Devamını getirmiyorum, umarız bir kurgu olan ama günümüze çok benzeyen bu senaryo gerçek olmaz. Ancak şu bilinmeli ki, farklı virüsler bir araya geldikçe salgınlar, insanlığın başına bela olmaya devam edecek.
Şoka nasıl hazırlanılmalı?
Elbette Sherman tüm bunları bir kurgu olarak yazmıyor.
Dünya tarihi boyunca yaşanan salgınları bilimsel olarak inceleyen bir bilim insanı olarak bizlere yol haritası çiziyor.
Yazarın “Gelecek Şoku” olarak bahsettiği, bizim ise şu anda içinde bulunduğumuz durumda acaba ne yapılmalı? Bu şoka nasıl hazırlanılmalı? Krizden çıkış yolu ne?
Buna yanıt Sherman’in son cümlesinde yer alıyor;
“Dünya olarak (1) antimikrobik ilaçları stoklamak, (2) aşı geliştirmeyi teşvik etmek ve (3) gözlem yöntemlerini arttırmak etkileri azaltmaya yarayabilir, ancak ne yazık ki bu önlemlerin hiçbiri bu etkileri yok etmez.”
Yeni virüse yeni aşı şart!
Bir pandemi (salgın) virütük bir ‘kusursuz fırtınaya’ benzer. Oluşabilmesi için olanaksız ve öngörülmeyen 3 koşulun bir araya gelmesi gerekir. Birincisi; ‘yeni’ bir grip virüsü ortaya çıkmalıdır, yani insanın bağışıklığının hiç olmadığı bir virüs.

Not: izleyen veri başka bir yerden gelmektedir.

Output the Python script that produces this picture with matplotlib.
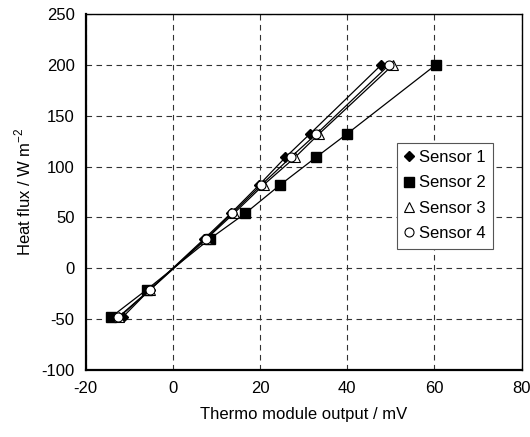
import matplotlib
matplotlib.use('Agg')
import matplotlib.pyplot as plt

plt.rcParams['font.family'] = ['Liberation Sans', 'DejaVu Sans']
plt.rcParams['axes.unicode_minus'] = False

heat_flux = [200, 132, 109, 82, 54, 29, -21, -48]
sensor1 = [47.8, 31.4, 25.8, 19.8, 13.3, 7.2, -5.3, -11.5]
sensor2 = [60.3, 39.9, 32.8, 24.6, 16.6, 8.5, -6.0, -14.2]
sensor3 = [50.5, 33.5, 28.0, 20.8, 14.0, 7.7, -5.2, -12.3]
sensor4 = [49.6, 32.9, 27.0, 20.3, 13.6, 7.5, -5.3, -12.5]

fig = plt.figure(figsize=(5.3, 4.37), dpi=100)
ax = fig.add_axes([0.1617, 0.1533, 0.8226, 0.8147])

# open markers drawn last so they sit on top
ax.plot(sensor2, heat_flux, color='black', lw=0.9, marker='s', ms=7,
        mfc='black', mec='black', label='Sensor 2', zorder=3)
ax.plot(sensor1, heat_flux, color='black', lw=0.9, marker='D', ms=5.5,
        mfc='black', mec='black', label='Sensor 1', zorder=4)
ax.plot(sensor3, heat_flux, color='black', lw=0.9, marker='^', ms=7.5,
        mfc='white', mec='black', mew=0.8, label='Sensor 3', zorder=5)
ax.plot(sensor4, heat_flux, color='black', lw=0.9, marker='o', ms=6.5,
        mfc='white', mec='black', mew=0.8, label='Sensor 4', zorder=6)

ax.set_xlim(-20, 80)
ax.set_ylim(-100, 250)
ax.set_xticks(range(-20, 81, 20))
ax.set_yticks(range(-100, 251, 50))
ax.tick_params(length=0, labelsize=12, pad=8)
ax.grid(True, ls=(0, (5, 4)), color='#333333', lw=0.8)
ax.set_axisbelow(True)
for s in ax.spines.values():
    s.set_color('black')
    s.set_linewidth(1.0)
ax.spines['left'].set_linewidth(1.6)
ax.spines['bottom'].set_linewidth(1.6)

ax.set_xlabel('Thermo module output / mV', fontsize=12, labelpad=8)
ax.set_ylabel('Heat flux / W m$^{\\mathregular{-2}}$', fontsize=12, labelpad=6)

h, l = ax.get_legend_handles_labels()
order = [1, 0, 2, 3]
leg = ax.legend([h[i] for i in order], [l[i] for i in order],
                loc='upper left', bbox_to_anchor=(0.694, 0.662), fontsize=12,
                frameon=True, fancybox=False, edgecolor='#555555',
                handlelength=0.6, handletextpad=0.3, borderpad=0.45,
                labelspacing=0.62, framealpha=1)
leg.get_frame().set_linewidth(0.8)
for lh in leg.legend_handles:
    lh.set_linestyle('none')

fig.savefig('out.png', dpi=100)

İkincisi, virüs hastalık oluşturmalıdır.
Üçüncüsü, virüs öksürme, hapşırma ve el sıkışmakla kolay hızlı bulaşabilmelidir. Virüsün nötralize edilememesi, aşı bulunsa bile, bir önceki yıl koruyucu olan bir aşının ertesi yıl etkisiz olmasına yol açar. Böylece aşı işlevini yerine getiremez. Her oluşan yeni virüse bu yüzden yeni bir aşı bulunmalıdır.
Salgınlar ne zaman başladı?
Tıbbın babası Hippokrates, MÖ 412 gibi hayli erken bir tarihte bir grip salgınından bahseder. 15. yüzyılda, soğuk bir rüzgarın bir salgın etkisi yarattığına inanılan İtalya’da hastalık influenza di fredo (soğuğun etkisi) olarak adlandırılmıştır. Detaylı kayıtlarına ulaşılabilen ilk salgın 1580 tarihlidir; bu salgın Asya’da (!) başlamış daha sonra şehirlerde çok sayıda ölümün görüldüğü Avrupa’ya geçmiştir.
1918 grip salgını ise halen dünyanın en büyük toplum sağlığı felaketlerinden biri olarak kabul edilir. Kimilerine göre bu, 20. yüzyıldaki kitle imha silahıdır.